begin
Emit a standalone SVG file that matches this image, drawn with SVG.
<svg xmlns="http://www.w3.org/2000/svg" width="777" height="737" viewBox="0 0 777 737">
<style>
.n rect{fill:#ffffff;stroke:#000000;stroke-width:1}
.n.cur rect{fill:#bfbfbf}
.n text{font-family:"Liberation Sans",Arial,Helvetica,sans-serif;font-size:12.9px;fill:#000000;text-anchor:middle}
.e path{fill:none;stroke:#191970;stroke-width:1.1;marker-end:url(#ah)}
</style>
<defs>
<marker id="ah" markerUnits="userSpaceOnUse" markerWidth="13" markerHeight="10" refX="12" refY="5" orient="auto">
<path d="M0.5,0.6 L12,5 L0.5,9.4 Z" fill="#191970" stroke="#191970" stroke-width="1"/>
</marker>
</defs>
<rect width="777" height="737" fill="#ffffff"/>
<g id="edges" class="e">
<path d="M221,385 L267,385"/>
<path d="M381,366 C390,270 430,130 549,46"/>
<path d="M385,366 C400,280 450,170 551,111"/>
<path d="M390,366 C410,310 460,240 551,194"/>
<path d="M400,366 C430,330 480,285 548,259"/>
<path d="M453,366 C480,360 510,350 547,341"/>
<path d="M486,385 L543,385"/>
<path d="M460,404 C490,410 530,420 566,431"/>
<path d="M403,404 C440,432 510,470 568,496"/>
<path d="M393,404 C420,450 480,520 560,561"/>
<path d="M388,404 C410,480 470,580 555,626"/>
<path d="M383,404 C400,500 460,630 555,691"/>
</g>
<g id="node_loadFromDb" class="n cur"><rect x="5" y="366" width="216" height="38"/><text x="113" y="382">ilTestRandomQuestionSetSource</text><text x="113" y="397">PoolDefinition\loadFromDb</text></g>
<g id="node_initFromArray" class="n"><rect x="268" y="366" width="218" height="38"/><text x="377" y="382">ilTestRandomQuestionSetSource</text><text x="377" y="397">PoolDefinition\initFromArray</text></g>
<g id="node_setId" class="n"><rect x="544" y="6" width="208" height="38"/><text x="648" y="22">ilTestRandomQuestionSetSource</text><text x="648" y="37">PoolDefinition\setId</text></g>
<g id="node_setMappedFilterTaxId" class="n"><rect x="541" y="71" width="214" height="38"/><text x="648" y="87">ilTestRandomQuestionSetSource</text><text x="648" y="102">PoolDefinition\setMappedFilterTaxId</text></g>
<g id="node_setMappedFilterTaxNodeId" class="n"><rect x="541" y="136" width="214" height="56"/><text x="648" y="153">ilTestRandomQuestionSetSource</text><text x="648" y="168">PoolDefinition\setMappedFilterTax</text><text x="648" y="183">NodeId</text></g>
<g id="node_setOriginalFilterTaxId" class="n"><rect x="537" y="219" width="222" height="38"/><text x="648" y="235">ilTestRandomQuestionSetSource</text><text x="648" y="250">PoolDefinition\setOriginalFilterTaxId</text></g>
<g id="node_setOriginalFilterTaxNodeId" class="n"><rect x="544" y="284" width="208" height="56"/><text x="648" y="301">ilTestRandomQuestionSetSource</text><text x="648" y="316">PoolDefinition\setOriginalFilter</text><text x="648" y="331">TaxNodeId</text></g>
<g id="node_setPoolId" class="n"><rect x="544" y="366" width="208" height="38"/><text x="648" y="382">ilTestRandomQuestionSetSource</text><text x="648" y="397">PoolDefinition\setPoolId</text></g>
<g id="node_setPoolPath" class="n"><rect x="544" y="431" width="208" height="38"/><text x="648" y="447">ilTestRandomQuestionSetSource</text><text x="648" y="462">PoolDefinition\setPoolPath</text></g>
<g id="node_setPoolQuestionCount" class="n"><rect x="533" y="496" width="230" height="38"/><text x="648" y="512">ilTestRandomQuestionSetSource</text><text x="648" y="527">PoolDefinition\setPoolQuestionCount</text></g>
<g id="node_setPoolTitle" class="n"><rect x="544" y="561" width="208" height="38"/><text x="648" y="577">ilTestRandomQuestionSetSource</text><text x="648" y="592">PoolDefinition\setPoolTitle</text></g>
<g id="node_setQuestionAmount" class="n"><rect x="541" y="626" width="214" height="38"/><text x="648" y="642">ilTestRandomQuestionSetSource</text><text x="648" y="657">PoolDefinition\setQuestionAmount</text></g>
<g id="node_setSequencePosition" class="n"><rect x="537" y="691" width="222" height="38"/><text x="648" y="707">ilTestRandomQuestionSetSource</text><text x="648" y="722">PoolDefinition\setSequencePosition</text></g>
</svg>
end
Transcribe the whole listing exactly.

WRITTEN RESPONSE:
Emit a standalone SVG file that matches this image, drawn with SVG.
<svg xmlns="http://www.w3.org/2000/svg" width="777" height="737" viewBox="0 0 777 737">
<style>
.n rect{fill:#ffffff;stroke:#000000;stroke-width:1}
.n.cur rect{fill:#bfbfbf}
.n text{font-family:"Liberation Sans",Arial,Helvetica,sans-serif;font-size:12.9px;fill:#000000;text-anchor:middle}
.e path{fill:none;stroke:#191970;stroke-width:1.1;marker-end:url(#ah)}
</style>
<defs>
<marker id="ah" markerUnits="userSpaceOnUse" markerWidth="13" markerHeight="10" refX="12" refY="5" orient="auto">
<path d="M0.5,0.6 L12,5 L0.5,9.4 Z" fill="#191970" stroke="#191970" stroke-width="1"/>
</marker>
</defs>
<rect width="777" height="737" fill="#ffffff"/>
<g id="edges" class="e">
<path d="M221,385 L267,385"/>
<path d="M381,366 C390,270 430,130 549,46"/>
<path d="M385,366 C400,280 450,170 551,111"/>
<path d="M390,366 C410,310 460,240 551,194"/>
<path d="M400,366 C430,330 480,285 548,259"/>
<path d="M453,366 C480,360 510,350 547,341"/>
<path d="M486,385 L543,385"/>
<path d="M460,404 C490,410 530,420 566,431"/>
<path d="M403,404 C440,432 510,470 568,496"/>
<path d="M393,404 C420,450 480,520 560,561"/>
<path d="M388,404 C410,480 470,580 555,626"/>
<path d="M383,404 C400,500 460,630 555,691"/>
</g>
<g id="node_loadFromDb" class="n cur"><rect x="5" y="366" width="216" height="38"/><text x="113" y="382">ilTestRandomQuestionSetSource</text><text x="113" y="397">PoolDefinition\loadFromDb</text></g>
<g id="node_initFromArray" class="n"><rect x="268" y="366" width="218" height="38"/><text x="377" y="382">ilTestRandomQuestionSetSource</text><text x="377" y="397">PoolDefinition\initFromArray</text></g>
<g id="node_setId" class="n"><rect x="544" y="6" width="208" height="38"/><text x="648" y="22">ilTestRandomQuestionSetSource</text><text x="648" y="37">PoolDefinition\setId</text></g>
<g id="node_setMappedFilterTaxId" class="n"><rect x="541" y="71" width="214" height="38"/><text x="648" y="87">ilTestRandomQuestionSetSource</text><text x="648" y="102">PoolDefinition\setMappedFilterTaxId</text></g>
<g id="node_setMappedFilterTaxNodeId" class="n"><rect x="541" y="136" width="214" height="56"/><text x="648" y="153">ilTestRandomQuestionSetSource</text><text x="648" y="168">PoolDefinition\setMappedFilterTax</text><text x="648" y="183">NodeId</text></g>
<g id="node_setOriginalFilterTaxId" class="n"><rect x="537" y="219" width="222" height="38"/><text x="648" y="235">ilTestRandomQuestionSetSource</text><text x="648" y="250">PoolDefinition\setOriginalFilterTaxId</text></g>
<g id="node_setOriginalFilterTaxNodeId" class="n"><rect x="544" y="284" width="208" height="56"/><text x="648" y="301">ilTestRandomQuestionSetSource</text><text x="648" y="316">PoolDefinition\setOriginalFilter</text><text x="648" y="331">TaxNodeId</text></g>
<g id="node_setPoolId" class="n"><rect x="544" y="366" width="208" height="38"/><text x="648" y="382">ilTestRandomQuestionSetSource</text><text x="648" y="397">PoolDefinition\setPoolId</text></g>
<g id="node_setPoolPath" class="n"><rect x="544" y="431" width="208" height="38"/><text x="648" y="447">ilTestRandomQuestionSetSource</text><text x="648" y="462">PoolDefinition\setPoolPath</text></g>
<g id="node_setPoolQuestionCount" class="n"><rect x="533" y="496" width="230" height="38"/><text x="648" y="512">ilTestRandomQuestionSetSource</text><text x="648" y="527">PoolDefinition\setPoolQuestionCount</text></g>
<g id="node_setPoolTitle" class="n"><rect x="544" y="561" width="208" height="38"/><text x="648" y="577">ilTestRandomQuestionSetSource</text><text x="648" y="592">PoolDefinition\setPoolTitle</text></g>
<g id="node_setQuestionAmount" class="n"><rect x="541" y="626" width="214" height="38"/><text x="648" y="642">ilTestRandomQuestionSetSource</text><text x="648" y="657">PoolDefinition\setQuestionAmount</text></g>
<g id="node_setSequencePosition" class="n"><rect x="537" y="691" width="222" height="38"/><text x="648" y="707">ilTestRandomQuestionSetSource</text><text x="648" y="722">PoolDefinition\setSequencePosition</text></g>
</svg>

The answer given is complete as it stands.